Finally, the numbering column you added is not part of the data, as I see it, so I don't think it should be in the data. It can be derived from the data easily enough, since it's going to end up in an array, which means it will be indexed, but without imposing an artificial constraint on the raw data. (It's just another bias that might have to be re-engineered if the app changes.)

See the footnote:
Some plates (notably --G, --I, --O, --Q and --U) are never put into circulation. Presumably, they are disqualified as being too ambiguous and easily confused with other letters.
And indeed, I have yet to see any of these.

One of the most interesting. It is not on the standard list of disqualified combinations., yet I am certain it will never be seen.
I'll wager a large sum that it is disqualified by rules about profanity on plates.

Why? Because it lags behind its forebears? It's not the only one. CBA, CBX, CCA and several others are late to the table as well.
This is statistically unsurprising in such a scenario.
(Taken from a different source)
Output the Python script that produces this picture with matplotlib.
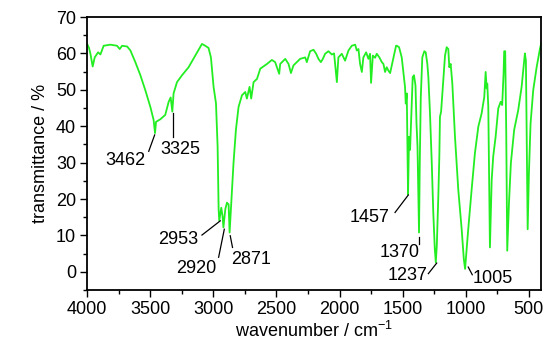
import matplotlib
matplotlib.use('Agg')
import matplotlib.pyplot as plt
from matplotlib.ticker import MultipleLocator

plt.rcParams['font.family'] = ['Liberation Sans', 'DejaVu Sans']
plt.rcParams['mathtext.fontset'] = 'custom'
plt.rcParams['mathtext.rm'] = 'Liberation Sans'
plt.rcParams['mathtext.it'] = 'Liberation Sans:italic'

FS = 13

# IR spectrum (wavenumber in cm-1, transmittance in %)
wavenumber = [4000, 3985, 3974, 3956, 3940, 3913, 3895, 3869, 3816, 3763, 3742, 3723,
              3683, 3657, 3618, 3578, 3539, 3499, 3473, 3462, 3454, 3420, 3381, 3354,
              3338, 3325, 3315, 3288, 3248, 3196, 3143, 3090, 3064, 3038, 3019, 2998,
              2979, 2966, 2958, 2953, 2937, 2927, 2920, 2905, 2892, 2879, 2871, 2858,
              2840, 2821, 2800, 2773, 2747, 2734, 2713, 2700, 2681, 2654, 2628, 2575,
              2536, 2510, 2478, 2470, 2430, 2404, 2385, 2365, 2312, 2272, 2259, 2233,
              2206, 2185, 2167, 2148, 2132, 2114, 2088, 2061, 2043, 2021, 2009, 1982,
              1956, 1929, 1903, 1876, 1863, 1850, 1837, 1823, 1811, 1789, 1771, 1758,
              1750, 1736, 1718, 1705, 1684, 1665, 1652, 1639, 1626, 1613, 1599, 1586,
              1573, 1552, 1546, 1528, 1507, 1494, 1481, 1475, 1467, 1462, 1457, 1449,
              1441, 1435, 1420, 1410, 1398, 1390, 1382, 1370, 1364, 1356, 1344, 1328,
              1317, 1304, 1296, 1283, 1269, 1257, 1245, 1237, 1229, 1217, 1209, 1204,
              1195, 1178, 1164, 1151, 1138, 1130, 1119, 1106, 1085, 1059, 1032, 1015,
              1005, 980, 953, 927, 900, 874, 853, 842, 834, 829, 821, 816, 808, 794,
              782, 763, 742, 723, 711, 700, 695, 687, 679, 671, 657, 642, 616, 584,
              557, 539, 531, 523, 515, 509, 499, 486, 465, 438, 412, 400]
transmittance = [62.6, 61.5, 59.9, 56.4, 58.9, 60.3, 59.7, 62.1, 62.4, 62.1, 61.2, 62.1,
                 61.9, 60.8, 57.6, 54.0, 49.9, 45.3, 41.7, 38.1, 41.2, 41.9, 43.1, 46.7,
                 47.9, 44.0, 49.0, 52.1, 54.0, 56.2, 59.4, 62.6, 62.1, 61.5, 58.9, 50.8,
                 46.3, 34.4, 17.2, 14.0, 17.6, 15.3, 12.2, 17.2, 19.0, 18.5, 10.8, 19.0,
                 29.9, 39.0, 45.3, 48.5, 49.4, 47.6, 50.8, 47.6, 52.1, 53.0, 55.8, 57.1,
                 58.2, 57.6, 54.4, 57.1, 58.5, 57.1, 54.6, 56.7, 58.5, 58.9, 57.6, 60.6,
                 61.0, 59.9, 58.5, 57.6, 58.5, 59.9, 60.6, 59.7, 60.0, 52.1, 58.9, 59.9,
                 58.0, 60.8, 62.1, 62.4, 60.8, 61.2, 57.1, 54.9, 58.9, 60.3, 58.5, 59.9,
                 51.9, 59.4, 58.8, 59.9, 58.9, 57.6, 57.1, 54.9, 56.2, 55.3, 54.6, 56.7,
                 58.9, 62.1, 62.1, 61.7, 58.9, 54.9, 50.8, 46.2, 49.0, 35.0, 21.3, 37.1,
                 33.5, 39.0, 53.5, 54.0, 51.2, 40.8, 34.4, 10.8, 29.9, 48.0, 58.9, 60.6,
                 60.3, 57.1, 53.5, 43.5, 29.9, 16.3, 6.3, 2.6, 7.2, 20.8, 31.7, 42.6,
                 44.0, 52.6, 59.4, 61.7, 61.2, 56.2, 57.1, 51.7, 37.1, 22.6, 11.7, 3.5,
                 0.8, 11.7, 22.6, 32.6, 39.9, 43.5, 48.0, 54.9, 50.4, 51.7, 45.3, 29.9,
                 6.7, 25.3, 31.7, 37.1, 44.9, 46.7, 45.8, 54.4, 60.6, 60.6, 39.0, 5.8,
                 19.0, 29.9, 39.0, 44.4, 50.8, 57.1, 60.0, 58.0, 29.9, 11.7, 27.2, 40.8,
                 49.9, 56.2, 61.2, 63.0]

# peak labels
peak_labels = ['3462', '3325', '2953', '2920', '2871', '1457', '1370', '1237', '1005']

# leader line (x0, y0, x1, y1) and text anchor (x, y, ha) for each label
leaders = [(3465, 37.6, 3512, 33.1), (3322, 43.5, 3322, 37.1),
           (2945, 14.0, 3090, 10.1), (2913, 11.7, 2958, 4.0),
           (2866, 9.9, 2848, 6.7), (1455, 21.1, 1560, 16.3),
           (1370, 9.7, 1370, 7.6), (1230, 2.4, 1296, -0.5),
           (980, 1.3, 948, -0.8)]
text_pos = [(3538, 30.5, 'right'), (3262, 33.5, 'center'),
            (3117, 9.0, 'right'), (3132, 0.8, 'center'),
            (2700, 3.5, 'center'), (1758, 14.9, 'center'),
            (1523, 5.4, 'center'), (1461, -1.0, 'center'),
            (788, -1.9, 'center')]

fig = plt.figure(figsize=(5.48, 3.40), dpi=100)
ax = fig.add_axes([0.159, 0.147, 0.829, 0.803])

ax.plot(wavenumber, transmittance, color='#22ee22', linewidth=1.3)

for lab, (x0, y0, x1, y1), (tx, ty, ha) in zip(peak_labels, leaders, text_pos):
    ax.plot([x0, x1], [y0, y1], color='black', linewidth=0.9)
    ax.text(tx, ty, lab, ha=ha, va='center', fontsize=FS)

ax.set_xlim(4000, 400)
ax.set_ylim(-5, 70)
ax.xaxis.set_major_locator(MultipleLocator(500))
ax.xaxis.set_minor_locator(MultipleLocator(250))
ax.yaxis.set_major_locator(MultipleLocator(10))
ax.yaxis.set_minor_locator(MultipleLocator(5))
ax.tick_params(which='both', direction='out', top=False, right=False,
               labelsize=FS, width=1.0)
ax.tick_params(which='major', length=5, pad=3)
ax.tick_params(which='minor', length=3)
for s in ax.spines.values():
    s.set_linewidth(1.3)

ax.set_xlabel(r'wavenumber / cm$^{-1}$', fontsize=FS, labelpad=2)
ax.set_ylabel('transmittance / %', fontsize=FS, labelpad=5)

plt.savefig('out.png', dpi=100)
plt.close()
CDE has never been spotted to-date. That's quite possible - considering my observation method is far from perfect.

Last edited: Jan 19, 2018
16. Jan 19, 2018

### Staff: Mentor

I don't say anything against json for the website, but for fitting a csv or similar without unused rows is just much more practical. That's why I asked. Anyway, I converted it now.
I read the footnote, but CCG has a date. Did you observe it (making the footnote wrong) or not (making the entry wrong)?

I don't find profanity for CCK (or anything else interesting), but let's assume it is unused for some reason.
I found the issue with CBH. You have two CBH in your data, the second one should be CDH. To get rid of unused items I sorted by plate, so CDH, which was introduced 8 months after CBH, appeared between the other CBH and CBJ, making it a massive outlier.

Okay, now everything is cleaned up apart from the CCG observation date issue.

17. Jan 19, 2018

### DaveC426913

I think the unused rows are almost as important as the used ones from a posterity POV. I'd hate to destroy valid information by making the data ambiguous..

Ah. That would be a lazy copy-paste error. Thanks for catching that.

It's the license plate version of a rude word. No deeper than that.

Ah! Thank you again!

18. Jan 19, 2018

### Staff: Mentor

Cleaning up more:

A simple fit suggests date(x) = 6.290 * x + 42585 where x is the plate index (CAA being 1, unused plates don't count) and date is the number of days since the 30th December 1999 (thanks, LibreOffice?). I started the fit at CAT to exclude the first plates. Starting it at CAZ leads to date'(x) = 6.068 * x + 42598. Excluding the very last data point I get date''(x) = 6.349 * x + 42583.

Excluding everything before CBJ which has surprisingly early dates and then a few jumps I get date'''(x) = 5.784 * x + 42615. As you can see there is still some large uncertainty in the fit. The last fit shows the smallest deviations for most of the range and ignores the initial data. I'll use that one.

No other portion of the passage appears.